Anders als beim Bundesmodell kommt es nicht zu einer wertorientierten Bewertung. Daher hängt die Bemessung nicht von dem Bodenwert, den Erträgen, dem Alter und der Nutzungsart der Gebäudeflächen ab. Mithin kann z. B. beim Hamburger Modell mit einer relativen Entlastung von Mehrfamilienhäusern im Vergleich zum Bundesmodell gerechnet werden.
3. Wie soll die Grundsteuerreform umgesetzt werden? Welche Fristen sind zu beachten? Was müssen sowohl gewerbliche Bestandshalter als auch private Eigentümer jetzt unternehmen, um für die Reform vorbereitet zu sein?
Die Neubewertung der Grundstücke hat auf den Stichtag 01.01.2022 zu erfolgen. Alle Eigentümer werden in den nächsten Wochen Post vom Finanzamt bekommen. In der Folge sind Steuererklärungen zwischen dem 01.07. und 31.10.2022 beim Finanzamt einzureichen. Anschließend werden von den Finanzämtern Bescheide verschickt, mit denen eine Zwischengröße, der Grundsteuerwert bzw. der Grundsteuermessbetrag, festgehalten wird. Darauf wird die neue Grundsteuer mittels Hebesatz der Gemeinde ab dem 01.01.2025 erhoben. Eine erste Zahlungswirkung ist demnach erst ab dem Jahr 2025 spürbar.
Für die Eigentümer bedeutet es, vorab zu sondieren, in welchem Bundesland sich das Grundstück bzw. die Grundstücke befinden, da sich die Regelungen unterscheiden können. Hierzu ein Beispiel:
Grundstück in Schleswig-Holstein = Bundesmodell
Benötigte Unterlagen:
- Lage des Grundstücks inkl. Gemarkung
- Bodenrichtwerte
- Grundstücks-, Wohn- und Nutzfläche
- Gebäudeart
- Brutto-Grundfläche (nur bei Geschäftsgrundstücken, gemischt genutzte Grundstücke, Teileigentum, sonstige bebaute Grundstücke)
- Baujahr
Grundstück in Hamburg = Wohnlagemodell
- Lage des Grundstücks inkl. Gemarkung
- Grundstücks-, Wohn- und Nutzfläche
- Nutzungsart
4. Die Grundsteuer ist umlagefähig, welche Folgen hat dies für Mieter?

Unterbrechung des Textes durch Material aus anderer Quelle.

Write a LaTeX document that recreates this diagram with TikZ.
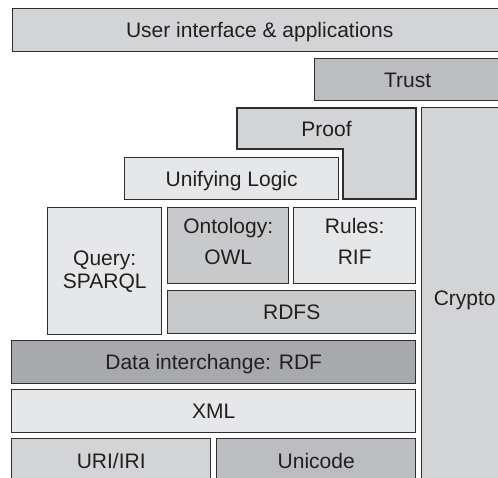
\documentclass[tikz,border=0pt]{standalone}
\usepackage{fontspec}
\setmainfont{Liberation Sans}
\definecolor{bordc}{HTML}{2E2E2E}
\definecolor{txtc}{HTML}{231F20}
\definecolor{cA}{HTML}{E6E7E8}
\definecolor{cB}{HTML}{D3D4D6}
\definecolor{cC}{HTML}{C8C9CB}
\definecolor{cD}{HTML}{BCBDC0}
\definecolor{cE}{HTML}{A8A9AC}
\begin{document}
\begin{tikzpicture}[x=1pt,y=-1pt,
  box/.style={draw=bordc, line width=1.4pt, text=txtc, font=\fontsize{21}{23}\selectfont,
    align=center, inner sep=0pt, anchor=north west},
  one/.style={text height=15pt, text depth=0pt},
  txt/.style={text=txtc, font=\fontsize{21}{23}\selectfont, align=center, inner sep=0pt}]
\useasboundingbox (0,0) rectangle (498,477);
\clip (0,0) rectangle (498,477);
\node[box, one, fill=cB, minimum width=494pt, minimum height=43pt] (ui) at (12,8) {User interface \& applications};
\node[box, one, fill=cD, minimum width=186pt, minimum height=42pt] (trust) at (314,58) {Trust};
\draw[draw=bordc, line width=1.4pt, fill=cB] (237,108) -- (416,108) -- (416,199) -- (343,199) -- (343,149) -- (237,149) -- cycle;
\node[txt, one] (proof) at (326.5,128.5) {Proof};
\node[box, one, fill=cB, minimum width=86pt, minimum height=380pt] (crypto) at (421,107) {Crypto};
\node[box, one, fill=cA, minimum width=214pt, minimum height=42pt] (unify) at (124,157) {Unifying Logic};
\node[box, fill=cA, minimum width=114pt, minimum height=127pt] (query) at (47,207) {Query:\\SPARQL};
\node[box, fill=cC, minimum width=121pt, minimum height=76pt] (onto) at (167,207) {};
\node[txt, font=\fontsize{21}{31}\selectfont] (ontot) at ([yshift=4pt]onto.center) {Ontology:\\OWL};
\node[box, fill=cA, minimum width=122pt, minimum height=76pt] (rules) at (293,207) {};
\node[txt, font=\fontsize{21}{31}\selectfont] (rulest) at ([yshift=4pt]rules.center) {Rules:\\RIF};
\node[box, one, fill=cC, minimum width=248pt, minimum height=43pt] (rdfs) at (167,290) {RDFS};
\node[box, one, fill=cE, minimum width=404pt, minimum height=43pt] (rdf) at (11,340) {Data interchange: RDF};
\node[box, one, fill=cA, minimum width=404pt, minimum height=43pt] (xml) at (11,389) {XML};
\node[box, one, fill=cB, minimum width=199pt, minimum height=45pt] (uri) at (11,438) {URI/IRI};
\node[box, one, fill=cD, minimum width=199pt, minimum height=45pt] (unicode) at (216,438) {Unicode};
\end{tikzpicture}
\end{document}
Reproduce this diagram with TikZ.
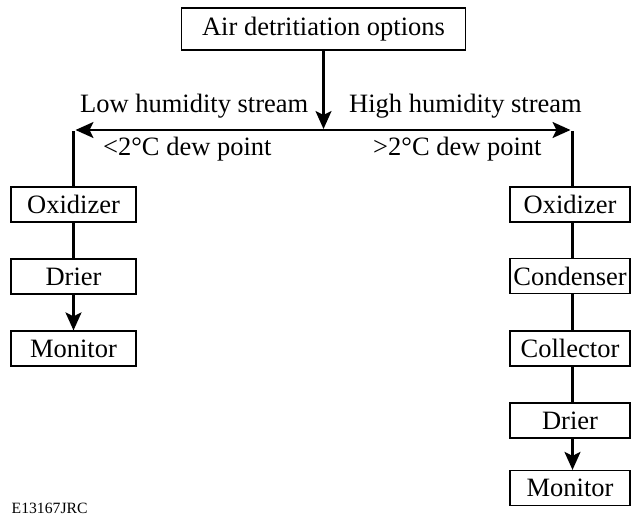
\documentclass[tikz,border=0pt]{standalone}
\usepackage{fontspec}
\setmainfont{Liberation Serif}
\usetikzlibrary{arrows.meta}
\tikzset{
  big/.style={font=\fontsize{26.5}{30}\selectfont},
  box/.style={draw, line width=1.2pt, inner sep=0pt, minimum height=35pt, big},
  lbox/.style={box, minimum width=125pt},
  rbox/.style={box, minimum width=120pt},
  conn/.style={line width=2.3pt},
  tip/.tip={Stealth[length=18pt,width=16pt,inset=4pt]},
  head/.style={-tip},
  lbl/.style={inner sep=0pt, big},
}
\begin{document}
\begin{tikzpicture}[x=1pt,y=-1pt]
\useasboundingbox (0,0) rectangle (631,517);

% root
\node[box, minimum width=284pt, minimum height=42pt] (top) at (323.5,29) {Air detritiation options};

% branch points
\coordinate (M) at (323.5,129);
\coordinate (L) at (73.5,130);
\coordinate (R) at (572.5,130);

% low humidity column
\node[lbox] (lox) at (73.5,204.5) {Oxidizer};
\node[lbox] (ldr) at (73.5,276.5) {Drier};
\node[lbox] (lmo) at (73.5,348.5) {Monitor};

% high humidity column
\node[rbox] (rox) at (570,204.5) {Oxidizer};
\node[rbox] (rcd) at (570,276) {Condenser};
\node[rbox] (rcl) at (570,348.5) {Collector};
\node[rbox] (rdr) at (570,420.5) {Drier};
\node[rbox] (rmo) at (570,488) {Monitor};

% labels along the split
\node[lbl, anchor=base east] (lowlbl) at (308.5,112.5) {Low humidity stream};
\node[lbl, anchor=base west] (highlbl) at (349,112.5) {High humidity stream};
\node[lbl, anchor=base west] (lowdew) at (103,155.5) {\textless 2°C dew point};
\node[lbl, anchor=base west] (highdew) at (373,155.5) {\textgreater 2°C dew point};

\node[inner sep=0pt, anchor=base west, font=\fontsize{15.7}{18}\selectfont] (code) at (11.5,513) {E13167JRC};

% connectors
\draw[conn, head] (top) -- (M);
\draw[conn, tip-tip] ([xshift=2pt]L) -- ([xshift=-2pt]R);
\draw[conn] ([yshift=-1pt]L) -- (lox.north);
\draw[conn] ([yshift=-1pt]R) -- (R |- rox.north);

\draw[conn] (lox) -- (ldr);
\draw[conn, head] (ldr) -- (lmo);

\draw[conn] (rox.south -| R) -- (rcd.north -| R);
\draw[conn] (rcd.south -| R) -- (rcl.north -| R);
\draw[conn] (rcl.south -| R) -- (rdr.north -| R);
\draw[conn, head] (rdr.south -| R) -- (rmo.north -| R);
\end{tikzpicture}
\end{document}
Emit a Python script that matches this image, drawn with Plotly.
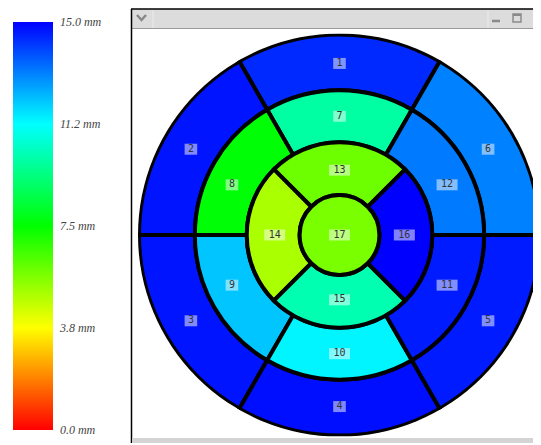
import plotly.graph_objects as go

# ---- data ----
segments = [str(i) for i in range(1, 18)]
values = [14.4, 14.7, 14.7, 14.8, 14.6, 13.1,   # basal 1-6
          9.9, 7.6, 12.1, 11.4, 14.6, 13.2,     # mid 7-12
          5.9, 5.0, 10.1, 15.0,                 # apical 13-16
          5.7]                                  # apex 17
seg_theta = [90, 150, 210, 270, 330, 30,
             90, 150, 210, 270, 330, 30,
             90, 180, 270, 0,
             0]
seg_width = [60] * 6 + [60] * 6 + [90] * 4 + [360]
seg_base = [145] * 6 + [93] * 6 + [40] * 4 + [0]
seg_outer = [201] * 6 + [145] * 6 + [93] * 4 + [40]
label_r = [172] * 6 + [119] * 6 + [65] * 4 + [0]
label_theta = [90, 150, 210, 270, 330, 30,
               90, 155, 205, 270, 335, 25,
               90, 180, 270, 0,
               0]
tick_vals = [0, 3.75, 7.5, 11.25, 15]
tick_text = ["0.0 mm", "3.8 mm", "7.5 mm", "11.2 mm", "15.0 mm"]

# page body adds an 8px margin; figure fills the rest of the 541x445 window
OFF = 8
W, H = 541 - OFF, 445 - OFF
colorscale = [[0.0, "#ff0000"], [0.125, "#ff8000"], [0.25, "#ffff00"],
              [0.5, "#00ff00"], [0.75, "#00ffff"], [1.0, "#0000ff"]]


def px(x):
    return (x - OFF) / W


def py(y):
    return 1 - (y - OFF) / H


fig = go.Figure()
fig.add_trace(go.Barpolar(
    theta=seg_theta, width=seg_width, base=seg_base,
    r=[o - b for o, b in zip(seg_outer, seg_base)],
    marker=dict(color=values, colorscale=colorscale, cmin=0, cmax=15,
                line=dict(color="black", width=4),
                colorbar=dict(x=px(13), xanchor="left", xref="container",
                              y=py(226), yanchor="middle", yref="container",
                              xpad=0, ypad=0,
                              lenmode="pixels", len=408, thickness=40,
                              outlinewidth=0, tickvals=tick_vals, ticktext=tick_text,
                              ticks="outside", ticklen=5, tickcolor="rgba(0,0,0,0)",
                              tickfont=dict(family="Liberation Serif", size=12,
                                            color="#444", style="italic"))),
    opacity=1, hoverinfo="skip", showlegend=False))


def lw(t):
    return 9 if len(t) == 1 else 15


fig.add_trace(go.Scatterpolar(
    r=label_r, theta=label_theta, mode="markers+text", text=segments,
    textposition="middle center",
    textfont=dict(family="DejaVu Sans Mono", size=10, color="#333333"),
    marker=dict(symbol="line-ew", size=[lw(s) for s in segments],
                line=dict(width=11, color="rgba(255,255,255,0.72)")),
    hoverinfo="skip", showlegend=False))

cx, cy, R = 340, 235, 202
fig.update_layout(
    width=W, height=H, margin=dict(l=0, r=0, t=0, b=0, autoexpand=False),
    paper_bgcolor="white", plot_bgcolor="white",
    polar=dict(
        domain=dict(x=[px(cx - R), 1.0], y=[py(cy + R), py(cy - R)]),
        bgcolor="rgba(0,0,0,0)",
        radialaxis=dict(range=[0, R], visible=False, showgrid=False),
        angularaxis=dict(rotation=0, direction="counterclockwise", visible=False,
                         showgrid=False, showline=False, ticks=""),
    ),
)

shapes = [
    # title bar
    dict(type="rect", xref="paper", yref="paper", x0=px(131), x1=px(545), y0=py(9), y1=py(28),
         fillcolor="#dcdcdc", line=dict(width=0), layer="below"),
    dict(type="line", xref="paper", yref="paper", x0=px(131), x1=px(545), y0=py(28.5), y1=py(28.5),
         line=dict(color="#9a9a9a", width=1), layer="below"),
    dict(type="line", xref="paper", yref="paper", x0=px(153), x1=px(153), y0=py(10), y1=py(28),
         line=dict(color="#ececec", width=1), layer="below"),
    dict(type="line", xref="paper", yref="paper", x0=px(488), x1=px(488), y0=py(10), y1=py(28),
         line=dict(color="#ececec", width=1), layer="below"),
    # window border
    dict(type="line", xref="paper", yref="paper", x0=px(131), x1=px(545), y0=py(9), y1=py(9),
         line=dict(color="black", width=1.5), layer="below"),
    dict(type="line", xref="paper", yref="paper", x0=px(131.5), x1=px(131.5), y0=py(9), y1=py(443),
         line=dict(color="black", width=1.5), layer="below"),
    # bottom bar
    dict(type="rect", xref="paper", yref="paper", x0=px(132), x1=px(545), y0=py(438), y1=py(443),
         fillcolor="#d4d4d4", line=dict(width=0), layer="below"),
    # chevron
    dict(type="path", xref="paper", yref="paper",
         path=f"M {px(137)} {py(15)} L {px(141.5)} {py(20)} L {px(146)} {py(15)}",
         line=dict(color="#888888", width=2.5), layer="below"),
    # minimize
    dict(type="line", xref="paper", yref="paper", x0=px(492), x1=px(500), y0=py(21), y1=py(21),
         line=dict(color="#8a8a8a", width=2.5), layer="below"),
    # maximize
    dict(type="rect", xref="paper", yref="paper", x0=px(513), x1=px(521), y0=py(14), y1=py(22),
         line=dict(color="#8a8a8a", width=1.5), layer="below"),
    dict(type="line", xref="paper", yref="paper", x0=px(513), x1=px(521), y0=py(15), y1=py(15),
         line=dict(color="#8a8a8a", width=2), layer="below"),
    # close
    dict(type="path", xref="paper", yref="paper",
         path=f"M {px(535)} {py(14)} L {px(542)} {py(21)} M {px(535)} {py(21)} L {px(542)} {py(14)}",
         line=dict(color="#8a8a8a", width=2.5), layer="below"),
]
fig.update_layout(shapes=shapes)

fig.write_html("out.html")
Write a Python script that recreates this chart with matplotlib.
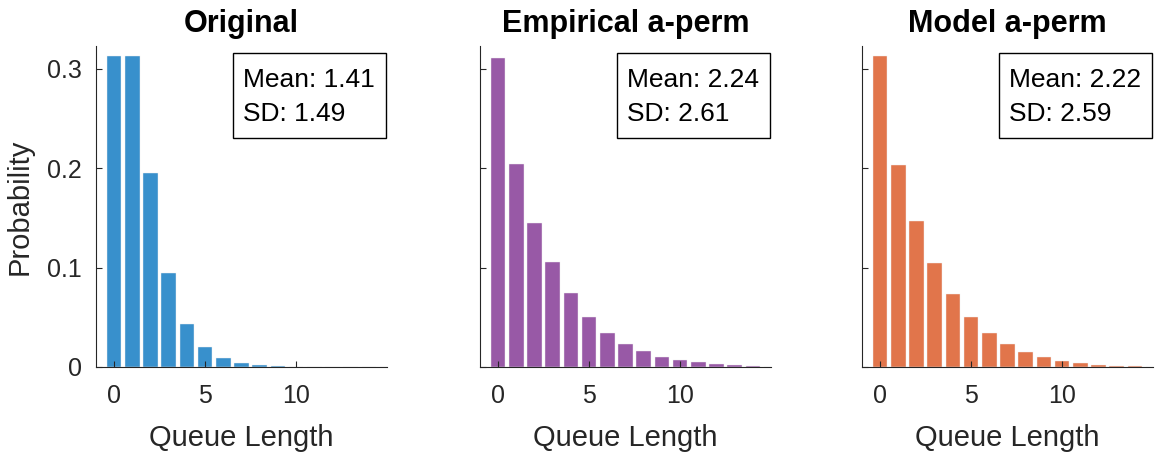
import numpy as np
import matplotlib
matplotlib.use("Agg")
import matplotlib.pyplot as plt
from matplotlib.patches import Rectangle

plt.rcParams['font.family'] = ['Liberation Sans', 'DejaVu Sans']

# queue length bins and probabilities
queue_len = np.arange(16)
p_original = [0.3125, 0.3125, 0.1953, 0.0950, 0.0434, 0.0202, 0.0091, 0.0044,
              0.0020, 0.0007, 0, 0, 0, 0, 0, 0]
p_empirical = [0.3108, 0.2040, 0.1444, 0.1054, 0.0741, 0.0502, 0.0347, 0.0229,
               0.0158, 0.0098, 0.0068, 0.0047, 0.0030, 0.0017, 0.0010, 0.0004]
p_model = [0.3125, 0.2037, 0.1468, 0.1051, 0.0734, 0.0505, 0.0340, 0.0229,
           0.0152, 0.0098, 0.0064, 0.0037, 0.0024, 0.0014, 0.0007, 0.0003]

titles = ["Original", "Empirical a-perm", "Model a-perm"]
means = ["Mean: 1.41", "Mean: 2.24", "Mean: 2.22"]
sds = ["SD: 1.49", "SD: 2.61", "SD: 2.59"]
colors = ["#3890CC", "#9859A6", "#E1754B"]
series = [p_original, p_empirical, p_model]

fig = plt.figure(figsize=(11.68, 4.54), dpi=100)
lefts = [96, 480, 862]
for i in range(3):
    ax = fig.add_axes([lefts[i] / 1168, 1 - 367 / 454, 291 / 1168, 321 / 454])
    ax.bar(queue_len, series[i], width=0.8, color=colors[i],
           edgecolor="#f0f0f0", linewidth=0.3)
    ax.set_xlim(-1, 15)
    ax.set_ylim(0, 0.323)
    ax.set_xticks([0, 5, 10])
    ax.set_yticks([0, 0.1, 0.2, 0.3])
    if i == 0:
        ax.set_yticklabels(["0", "0.1", "0.2", "0.3"])
        ax.set_ylabel("Probability", fontsize=21, color="#262626", labelpad=10)
    else:
        ax.set_yticklabels([])
    ax.set_xlabel("Queue Length", fontsize=21, color="#262626", labelpad=12)
    ax.set_title(titles[i], fontsize=22, fontweight="bold", pad=10)
    for s in ["top", "right"]:
        ax.spines[s].set_visible(False)
    for s in ["left", "bottom"]:
        ax.spines[s].set_color("#262626")
        ax.spines[s].set_linewidth(0.8)
    ax.tick_params(direction="in", length=4, labelsize=18, colors="#262626",
                   width=0.8)
    ax.tick_params(axis="x", pad=12)
    ax.tick_params(axis="y", pad=10)
    # stats box
    ax.add_patch(Rectangle((0.471, 0.713), 0.526, 0.265, transform=ax.transAxes,
                           fc="white", ec="black", lw=1, zorder=3,
                           clip_on=False))
    ax.text(0.505, 0.893, means[i], transform=ax.transAxes, fontsize=19,
            va="center", ha="left", zorder=4)
    ax.text(0.505, 0.789, sds[i], transform=ax.transAxes, fontsize=19,
            va="center", ha="left", zorder=4)

fig.savefig("out.png", dpi=100)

Eine pauschale Prognose ist hier schwerlich möglich, da neben der Lage auch die finalen Hebesätze noch offen sind. Richtig ist, dass es Gewinner und Verlierer der Reform gibt. Je nach Lage und Bewertung kann es mithin zu einer Erhöhung oder Verringerung der Grundsteuer kommen. Viele Modelle sehen jedoch eine Vergünstigung für Wohnungen (insbesondere Baudenkmale und sozialen Wohnungsbau) vor.
5. Auswirkung der Reform bezogen auf das Bauträgergeschäft bzw. den Bauträger.
Der Gesetzgeber hat die Option einer erhöhten Grundsteuer für unbebaute, aber baureife Grundstücke eingeführt („Grundsteuer C“). Auch Hamburg hat diese Regelung aufgenommen mit dem Ziel, das lange Halten der vorgenannten Grundstücke wirtschaftlich uninteressanter zu machen. Für die Bauträger kann damit neues Geschäft entstehen, wenn dadurch mehr Grundstücke auf den Markt kommen. Damit der prognostizierte Effekt allerdings nicht verpufft, müsste ggf. die Geschwindigkeit bei der Erteilung von Baugenehmigungen erhöht werden.